This action is said to have disclosed to the men the hiding-place of their victims. At all events the latter were discovered cowering in a corner of the closet, praying and pleading for mercy. The Queen was fired upon and killed instantly, and the King, in trying to shield her, fell a victim to the volley of shots hardly a moment later. Not to shrink from fulfilling an oath previously taken by many of the officers, that each would bury the point of his sword in the corpse of the Queen, they mutilated and hacked the bodies beyond recognition. It was found later that the body of Queen Draga bore no less than fifty-seven sword wounds.
And then, as a fitting sequel to their ghastly proceedings, the regicides tossed the bodies from the window of the closet where the King and Queen had stood but a few moments before and looked out upon the crowd. They fell with a thud into the garden below, where they remained until ten o’clock the following day, all the while being viewed apathetically by the passing and repassing throng of people. At that late hour, Russia, whose embassy was directly across the street from the konak, to cover as much as possible the part she had played in the tragedy, in the person of her minister demanded that the bodies be removed.
Leaving the palace and the carnage they had wrought there, the regicides, led by Colonel Maschine, sought the home of the Queen’s family and succeeded in killing her two brothers, Nikola and Nikodim. The Minister of War suffered the same fate in his home and the Minister of the Interior was severely wounded.[3]
[3] A certain author claims that the Prime Minister was also killed, but I have the best of authority for contesting that point. He was thrown into prison and has only lately been released. At his home Alexander and Draga indulged in the most of their courtship.
KING PETER KARAGEORGEVITCH OF SERVIA.
About this time Colonel Nikolics, the commandant of the Danube Division of the army, who, with a regiment of infantry, was in quarters outside the city, heard of what was going on in Belgrade. In a heroic attempt to bring his troops to the palace gates, with the hope of saving his sovereigns, he was met at the edge of the town by a revolutionary regiment under the command of Colonel Gagowitch. Both officers were killed in the hand-to-hand encounter which followed.

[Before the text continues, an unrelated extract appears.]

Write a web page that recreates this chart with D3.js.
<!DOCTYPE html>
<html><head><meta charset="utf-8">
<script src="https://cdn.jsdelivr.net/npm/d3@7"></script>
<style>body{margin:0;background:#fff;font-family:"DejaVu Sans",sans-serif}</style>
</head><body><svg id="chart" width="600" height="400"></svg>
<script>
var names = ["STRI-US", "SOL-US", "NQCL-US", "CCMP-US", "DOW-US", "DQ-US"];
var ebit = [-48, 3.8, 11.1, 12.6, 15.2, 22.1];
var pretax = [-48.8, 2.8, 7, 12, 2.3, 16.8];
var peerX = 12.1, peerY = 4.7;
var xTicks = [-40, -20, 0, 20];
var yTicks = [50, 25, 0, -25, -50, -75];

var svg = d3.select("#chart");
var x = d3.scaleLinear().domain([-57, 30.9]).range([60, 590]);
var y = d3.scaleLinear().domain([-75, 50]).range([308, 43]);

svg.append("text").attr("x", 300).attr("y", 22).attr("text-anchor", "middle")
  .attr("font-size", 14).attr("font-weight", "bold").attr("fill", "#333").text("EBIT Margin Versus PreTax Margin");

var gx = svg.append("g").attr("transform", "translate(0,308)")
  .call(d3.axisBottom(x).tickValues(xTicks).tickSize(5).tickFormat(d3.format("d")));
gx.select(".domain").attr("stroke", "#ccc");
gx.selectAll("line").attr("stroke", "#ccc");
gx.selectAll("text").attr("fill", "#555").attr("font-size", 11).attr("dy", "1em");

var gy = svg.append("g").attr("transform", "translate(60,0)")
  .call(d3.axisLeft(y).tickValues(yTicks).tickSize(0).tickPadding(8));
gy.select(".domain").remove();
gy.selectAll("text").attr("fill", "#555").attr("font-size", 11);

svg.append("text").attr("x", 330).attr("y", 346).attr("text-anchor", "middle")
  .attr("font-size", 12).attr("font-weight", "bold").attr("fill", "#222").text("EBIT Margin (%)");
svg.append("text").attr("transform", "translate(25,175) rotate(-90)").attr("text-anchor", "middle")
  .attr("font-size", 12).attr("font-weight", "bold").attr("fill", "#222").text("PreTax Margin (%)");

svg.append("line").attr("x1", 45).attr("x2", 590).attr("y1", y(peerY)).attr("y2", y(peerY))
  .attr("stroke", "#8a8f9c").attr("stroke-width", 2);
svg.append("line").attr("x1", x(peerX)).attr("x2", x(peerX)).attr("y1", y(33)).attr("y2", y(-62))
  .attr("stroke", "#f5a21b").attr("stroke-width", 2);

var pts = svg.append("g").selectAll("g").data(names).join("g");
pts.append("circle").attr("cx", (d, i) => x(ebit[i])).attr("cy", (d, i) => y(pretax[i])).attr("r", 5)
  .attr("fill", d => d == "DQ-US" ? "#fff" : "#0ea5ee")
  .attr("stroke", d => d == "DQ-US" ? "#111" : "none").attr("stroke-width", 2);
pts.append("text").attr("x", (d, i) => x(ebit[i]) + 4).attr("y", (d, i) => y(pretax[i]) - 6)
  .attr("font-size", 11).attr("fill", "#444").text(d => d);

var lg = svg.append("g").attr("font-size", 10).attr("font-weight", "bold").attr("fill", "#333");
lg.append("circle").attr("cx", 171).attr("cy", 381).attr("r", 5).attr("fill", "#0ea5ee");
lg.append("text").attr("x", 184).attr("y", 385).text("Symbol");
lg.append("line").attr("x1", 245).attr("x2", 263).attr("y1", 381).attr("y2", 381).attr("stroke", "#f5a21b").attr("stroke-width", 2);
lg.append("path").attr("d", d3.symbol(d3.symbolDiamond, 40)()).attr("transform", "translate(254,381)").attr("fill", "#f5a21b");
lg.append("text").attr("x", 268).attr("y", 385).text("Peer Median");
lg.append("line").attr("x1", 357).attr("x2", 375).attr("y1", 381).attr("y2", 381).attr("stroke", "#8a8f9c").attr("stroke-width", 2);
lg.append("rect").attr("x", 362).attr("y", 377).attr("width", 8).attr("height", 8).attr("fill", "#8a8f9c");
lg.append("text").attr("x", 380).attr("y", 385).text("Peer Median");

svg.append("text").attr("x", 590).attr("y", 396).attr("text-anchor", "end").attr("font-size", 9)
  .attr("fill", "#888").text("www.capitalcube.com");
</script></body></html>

The bloody labour of this night was at last terminated by the murder of many officers of the army, who had been branded by the revolutionaries with the hot iron of revenge for being in league with the King.
The morning of June eleventh dawned gray and dismal. The very heavens seemed mortified at the awful butchery of the night before. Rain descended in torrents, while crowds of indifferent Servians paced to and fro in front of the palace. The city was in the hands of the revolutionaries.
There is no need to go into political details of the aftermath: suffice it to say that Peter Karageorgevitch was elected King by the Parliament and notified to leave Geneva for Belgrade at once. The family feud of a hundred years had been brought to an awful termination, since Alexander, having no heir, was the last descendant of Milosh Obrenovitch.